More details about AMD Llano
Here is an interview with Samuel Naffziger from AMD which should shed some more light on AMD Llano:
http://www.insidehw.com/Editorials/I...sing-Unit.html
There is also this interview with Rick Bergman:
http://www.insidehw.com/Editorials/I...rd-Market.html
Re: More details about AMD Llano
Bit confused here.
So effectively, they're promising something along the lines of what we would've had if Intel had put a working Larrabee into the Clarkdale?
Re: More details about AMD Llano
yes but it will be built in to the die instead of intels approach on popping a seperate die on the package, so in effect they will going the same way as the math co-processor and L2 cache both were off die and then moved on die
Re: More details about AMD Llano
I think the maths co-processor comparison is a very valid one: iirc the new CPU core does away with a lot of the floating point units and will pass heavy flops work to the embedded GPU to deal with instead. I believe Larrabee was meant to be some kind of fusion of x86 instructions and stream processing, but (as we know) that got shelved - AMD are taking the stream knowledge from their graphics cores and adding it to an x86 CPU (kind of coming at it from the reverse direction to Intel).
Everyone seems to forget, however, that Intel have already fused a CPU, GPU and memory controller on one piece of silicon with the new Atoms. So I'm not sure how that differs from what AMD are trying to do... *shrug* :confused:
Re: More details about AMD Llano
Quote:
Intel have already fused a CPU, GPU and memory controller on one piece of silicon with the new Atoms. So I'm not sure how that differs from what AMD are trying to do
I think the difference is that the GPU in atom is low end and amd is trying mid to high end in theirs
Re: More details about AMD Llano
Quote:
Originally Posted by
scaryjim
I think the maths co-processor comparison is a very valid one: iirc the new CPU core does away with a lot of the floating point units and will pass heavy flops work to the embedded GPU to deal with instead.
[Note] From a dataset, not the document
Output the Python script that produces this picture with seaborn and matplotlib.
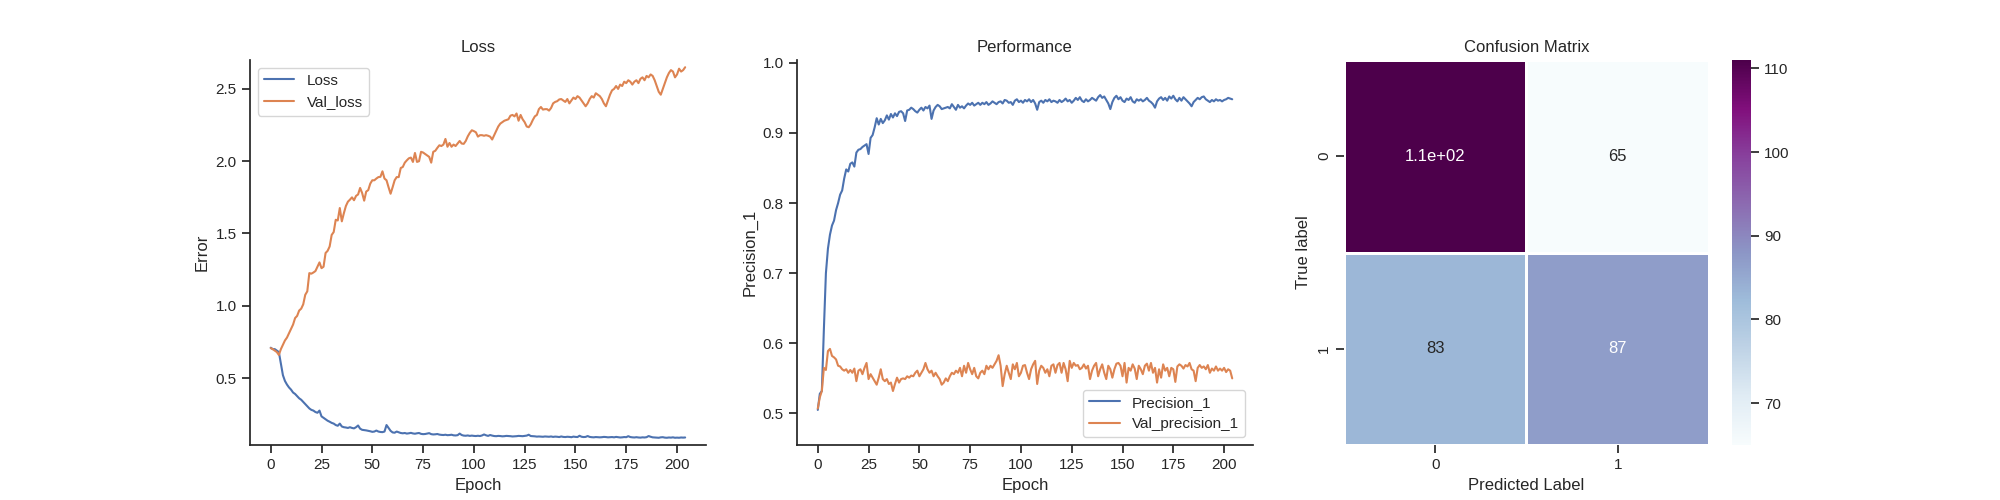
import numpy as np
import pandas as pd
import seaborn as sns
import matplotlib
matplotlib.use("Agg")
import matplotlib.pyplot as plt

# training history (205 epochs)
loss = [
    0.710, 0.700, 0.700, 0.690, 0.680, 0.600, 0.520, 0.480, 0.455, 0.435,
    0.420, 0.400, 0.390, 0.375, 0.360, 0.350, 0.335, 0.320, 0.305, 0.290,
    0.280, 0.275, 0.265, 0.260, 0.275, 0.235, 0.225, 0.215, 0.205, 0.198,
    0.190, 0.185, 0.175, 0.170, 0.185, 0.165, 0.160, 0.158, 0.155, 0.160,
    0.155, 0.152, 0.160, 0.172, 0.150, 0.142, 0.140, 0.138, 0.135, 0.132,
    0.128, 0.130, 0.137, 0.130, 0.127, 0.126, 0.130, 0.175, 0.155, 0.135,
    0.124, 0.122, 0.130, 0.125, 0.120, 0.118, 0.120, 0.116, 0.118, 0.121,
    0.117, 0.115, 0.118, 0.120, 0.114, 0.112, 0.113, 0.116, 0.119, 0.112,
    0.110, 0.111, 0.113, 0.109, 0.107, 0.106, 0.108, 0.105, 0.106, 0.108,
    0.104, 0.103, 0.105, 0.116, 0.106, 0.102, 0.101, 0.103, 0.100, 0.102,
    0.100, 0.099, 0.101, 0.099, 0.103, 0.110, 0.104, 0.100, 0.106, 0.102,
    0.099, 0.098, 0.100, 0.099, 0.097, 0.098, 0.100, 0.099, 0.098, 0.096,
    0.097, 0.098, 0.100, 0.099, 0.098, 0.100, 0.102, 0.108, 0.099, 0.098,
    0.097, 0.095, 0.096, 0.095, 0.094, 0.096, 0.095, 0.094, 0.096, 0.093,
    0.095, 0.094, 0.092, 0.096, 0.093, 0.092, 0.094, 0.093, 0.091, 0.095,
    0.093, 0.092, 0.101, 0.094, 0.092, 0.093, 0.099, 0.093, 0.091, 0.090,
    0.092, 0.091, 0.090, 0.091, 0.093, 0.092, 0.090, 0.091, 0.092, 0.090,
    0.093, 0.091, 0.089, 0.090, 0.092, 0.091, 0.098, 0.092, 0.090, 0.089,
    0.091, 0.089, 0.088, 0.090, 0.089, 0.091, 0.099, 0.094, 0.090, 0.089,
    0.088, 0.087, 0.090, 0.091, 0.088, 0.087, 0.089, 0.088, 0.090, 0.087,
    0.088, 0.087, 0.089, 0.088, 0.089,
]
val_loss = [
    0.707, 0.700, 0.690, 0.680, 0.660, 0.700, 0.730, 0.760, 0.780, 0.810,
    0.840, 0.870, 0.915, 0.930, 0.967, 0.980, 1.010, 1.076, 1.100, 1.226,
    1.222, 1.230, 1.240, 1.270, 1.300, 1.260, 1.270, 1.365, 1.380, 1.410,
    1.490, 1.510, 1.595, 1.590, 1.676, 1.584, 1.640, 1.690, 1.720, 1.734,
    1.750, 1.730, 1.760, 1.770, 1.815, 1.780, 1.727, 1.790, 1.800, 1.845,
    1.868, 1.868, 1.880, 1.890, 1.892, 1.930, 1.880, 1.868, 1.820, 1.775,
    1.820, 1.868, 1.890, 1.890, 1.953, 1.960, 1.990, 2.006, 2.020, 2.025,
    1.995, 2.057, 1.995, 2.000, 2.065, 2.060, 2.050, 2.040, 2.030, 1.990,
    2.065, 2.072, 2.092, 2.110, 2.105, 2.115, 2.154, 2.100, 2.126, 2.100,
    2.115, 2.105, 2.122, 2.140, 2.122, 2.120, 2.140, 2.172, 2.196, 2.214,
    2.208, 2.200, 2.170, 2.180, 2.180, 2.176, 2.180, 2.176, 2.170, 2.150,
    2.180, 2.210, 2.240, 2.260, 2.270, 2.280, 2.285, 2.290, 2.315, 2.320,
    2.310, 2.330, 2.280, 2.320, 2.290, 2.270, 2.240, 2.235, 2.255, 2.285,
    2.310, 2.320, 2.360, 2.375, 2.357, 2.360, 2.360, 2.350, 2.368, 2.400,
    2.410, 2.415, 2.427, 2.430, 2.420, 2.410, 2.430, 2.400, 2.420, 2.440,
    2.430, 2.450, 2.440, 2.420, 2.400, 2.380, 2.400, 2.430, 2.450, 2.440,
    2.470, 2.460, 2.450, 2.430, 2.400, 2.380, 2.420, 2.460, 2.490, 2.500,
    2.520, 2.500, 2.530, 2.520, 2.550, 2.540, 2.560, 2.550, 2.530, 2.550,
    2.560, 2.540, 2.570, 2.580, 2.560, 2.590, 2.580, 2.600, 2.590, 2.560,
    2.520, 2.480, 2.460, 2.500, 2.540, 2.580, 2.610, 2.630, 2.620, 2.580,
    2.600, 2.640, 2.620, 2.630, 2.650,
]
precision = [
    0.505, 0.528, 0.532, 0.620, 0.700, 0.735, 0.755, 0.768, 0.775, 0.790,
    0.800, 0.812, 0.818, 0.835, 0.848, 0.845, 0.856, 0.858, 0.852, 0.872,
    0.876, 0.877, 0.880, 0.882, 0.884, 0.870, 0.893, 0.897, 0.908, 0.921,
    0.912, 0.920, 0.914, 0.918, 0.925, 0.919, 0.927, 0.922, 0.928, 0.924,
    0.930, 0.931, 0.928, 0.917, 0.932, 0.933, 0.936, 0.934, 0.931, 0.929,
    0.933, 0.936, 0.932, 0.937, 0.935, 0.939, 0.920, 0.932, 0.937, 0.940,
    0.938, 0.934, 0.935, 0.936, 0.937, 0.935, 0.941, 0.937, 0.933, 0.940,
    0.936, 0.938, 0.935, 0.939, 0.942, 0.940, 0.943, 0.939, 0.941, 0.943,
    0.940, 0.943, 0.941, 0.944, 0.940, 0.942, 0.945, 0.943, 0.941, 0.944,
    0.945, 0.942, 0.947, 0.946, 0.943, 0.944, 0.940, 0.946, 0.948, 0.944,
    0.946, 0.943, 0.947, 0.945, 0.948, 0.944, 0.947, 0.942, 0.933, 0.944,
    0.946, 0.943, 0.947, 0.945, 0.948, 0.944, 0.946, 0.945, 0.943, 0.947,
    0.944, 0.946, 0.949, 0.945, 0.947, 0.943, 0.946, 0.950, 0.947, 0.951,
    0.946, 0.944, 0.948, 0.945, 0.947, 0.950, 0.948, 0.946, 0.951, 0.954,
    0.950, 0.952, 0.947, 0.942, 0.934, 0.944, 0.950, 0.953, 0.948, 0.951,
    0.946, 0.944, 0.949, 0.947, 0.951, 0.945, 0.943, 0.948, 0.946, 0.948,
    0.945, 0.947, 0.950, 0.946, 0.944, 0.941, 0.936, 0.945, 0.949, 0.951,
    0.947, 0.950, 0.946, 0.952, 0.949, 0.953, 0.948, 0.945, 0.950, 0.946,
    0.951, 0.948, 0.945, 0.942, 0.938, 0.944, 0.947, 0.950, 0.948, 0.951,
    0.952, 0.948, 0.946, 0.944, 0.947, 0.945, 0.948, 0.946, 0.947, 0.945,
    0.947, 0.948, 0.950, 0.949, 0.948,
]
val_precision = [
    0.507, 0.523, 0.532, 0.565, 0.562, 0.589, 0.592, 0.582, 0.580, 0.577,
    0.568, 0.567, 0.563, 0.561, 0.563, 0.558, 0.562, 0.558, 0.564, 0.546,
    0.561, 0.563, 0.556, 0.565, 0.572, 0.549, 0.556, 0.551, 0.546, 0.541,
    0.551, 0.563, 0.549, 0.546, 0.549, 0.542, 0.544, 0.532, 0.542, 0.551,
    0.544, 0.549, 0.550, 0.549, 0.553, 0.551, 0.554, 0.553, 0.558, 0.561,
    0.553, 0.558, 0.563, 0.572, 0.563, 0.558, 0.561, 0.553, 0.558, 0.553,
    0.549, 0.541, 0.544, 0.550, 0.546, 0.553, 0.558, 0.556, 0.561, 0.558,
    0.565, 0.553, 0.568, 0.558, 0.572, 0.563, 0.556, 0.565, 0.553, 0.550,
    0.558, 0.561, 0.556, 0.568, 0.563, 0.568, 0.565, 0.570, 0.575, 0.583,
    0.568, 0.539, 0.556, 0.568, 0.558, 0.549, 0.570, 0.563, 0.572, 0.553,
    0.558, 0.568, 0.569, 0.558, 0.549, 0.563, 0.570, 0.575, 0.542, 0.561,
    0.568, 0.565, 0.558, 0.563, 0.553, 0.568, 0.570, 0.558, 0.569, 0.572,
    0.558, 0.572, 0.563, 0.546, 0.575, 0.565, 0.572, 0.568, 0.569, 0.563,
    0.565, 0.570, 0.564, 0.568, 0.549, 0.561, 0.568, 0.572, 0.553, 0.563,
    0.570, 0.558, 0.549, 0.568, 0.563, 0.551, 0.563, 0.571, 0.572, 0.568,
    0.553, 0.572, 0.544, 0.565, 0.561, 0.570, 0.564, 0.549, 0.568, 0.563,
    0.556, 0.568, 0.571, 0.561, 0.572, 0.558, 0.565, 0.544, 0.563, 0.551,
    0.570, 0.561, 0.565, 0.553, 0.565, 0.563, 0.545, 0.567, 0.570, 0.568,
    0.564, 0.569, 0.567, 0.572, 0.563, 0.561, 0.546, 0.565, 0.569, 0.565,
    0.567, 0.563, 0.569, 0.558, 0.564, 0.561, 0.567, 0.561, 0.564, 0.561,
    0.565, 0.559, 0.563, 0.561, 0.550,
]

# confusion matrix (rows = true label, cols = predicted label)
cm_labels = ["0", "1"]
cm_values = [[111, 65],
             [83, 87]]

epochs = np.arange(len(loss))
hist = pd.DataFrame({"epoch": epochs, "Loss": loss, "Val_loss": val_loss,
                     "Precision_1": precision, "Val_precision_1": val_precision})

sns.set_theme(style="ticks")
plt.rcParams["font.family"] = ["Liberation Sans", "DejaVu Sans"]

fig, axes = plt.subplots(1, 3, figsize=(20, 5))

#### LOSS ####
ax = axes[0]
sns.lineplot(x="epoch", y="Loss", data=hist, ax=ax, label="Loss")
sns.lineplot(x="epoch", y="Val_loss", data=hist, ax=ax, label="Val_loss")
lo = min(min(loss), min(val_loss))
hi = max(max(loss), max(val_loss))
ax.set_ylim(lo - 0.05, hi + 0.05)
ax.set_title("Loss")
ax.set_xlabel("Epoch")
ax.set_ylabel("Error")
ax.legend(loc="upper left")
sns.despine(ax=ax)

#### PERFORMANCE ####
ax = axes[1]
sns.lineplot(x="epoch", y="Precision_1", data=hist, ax=ax, label="Precision_1")
sns.lineplot(x="epoch", y="Val_precision_1", data=hist, ax=ax, label="Val_precision_1")
lo = min(min(precision), min(val_precision))
hi = max(max(precision), max(val_precision))
ax.set_ylim(lo - 0.05, hi + 0.05)
ax.set_title("Performance")
ax.set_xlabel("Epoch")
ax.set_ylabel("Precision_1")
ax.legend(loc="lower right")
sns.despine(ax=ax)

#### CONFUSION MATRIX ####
ax = axes[2]
cm = pd.DataFrame(cm_values, index=cm_labels, columns=cm_labels)
sns.heatmap(cm, annot=True, cmap="BuPu", linewidths=2, ax=ax)
ax.set_title("Confusion Matrix")
ax.set_xlabel("Predicted Label")
ax.set_ylabel("True label")

fig.savefig("out.png", dpi=100)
I believe Larrabee was meant to be some kind of fusion of x86 instructions and stream processing, but (as we know) that got shelved - AMD are taking the stream knowledge from their graphics cores and adding it to an x86 CPU (kind of coming at it from the reverse direction to Intel).
Everyone seems to forget, however, that Intel have already fused a CPU, GPU and memory controller on one piece of silicon with the new Atoms. So I'm not sure how that differs from what AMD are trying to do... *shrug* :confused:
From my understanding, the Atom is a northbridge design placed next to an Atom CPU design on the same piece of silicon, such that they even still have an FSB between the two silicon halves (albeit a very short one so it aught to go like the clappers).